Collective Social Entrepreneurship: Arenas for Gendering Social Innovation and Marginalized Women’s Collective Action
in People-Centered Social Innovation Global Perspectives on an Emerging Paradigm
Linda Lundgaard Andersen, Swati Banerjee, Routledge, 2019
This chapter focuses on collective(s) and social entrepreneurship and explores how gendering social innovation through marginalized women’s collective actions might add depth and new insight to our understanding of social innovation. We explore different forms of organizations and collectives amongst women in Denmark and India and discuss how these initiatives respond to challenges of gender, inequity, and poverty in this context of multiple marginalities.
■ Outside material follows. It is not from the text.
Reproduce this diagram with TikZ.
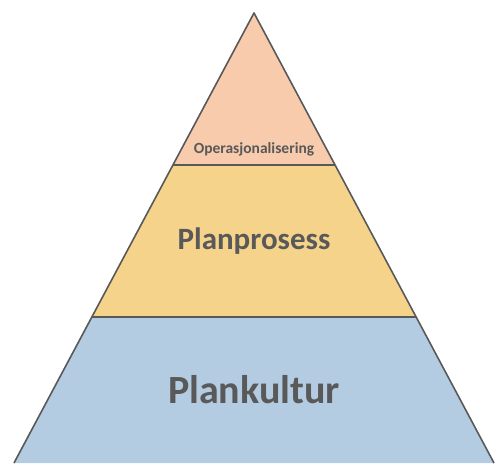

This approach accentuates how women’s collectives as hybrid organizations can be possible spaces for empowerment, for expanding womens’ agencies and actions, for the creation of social values through production of welfare services or products via market dynamics through collective action, and for co–creation and co-production of citizenship, environment and livelihood. We picture the chosen organizational entities as hybrid and as possible arenas for participation, negotiation of patriarchy in day-to-day lives and spaces for combating poverty, resource deprivation and exclusion. Our theoretical framing situates a discussion of innovation terms like collective action innovation, social action, social innovation linked to a gendered discussion of how marginalized women’s collectives associated with marginalities, gender, intersectionality and exclusion is positioned within this paradigm.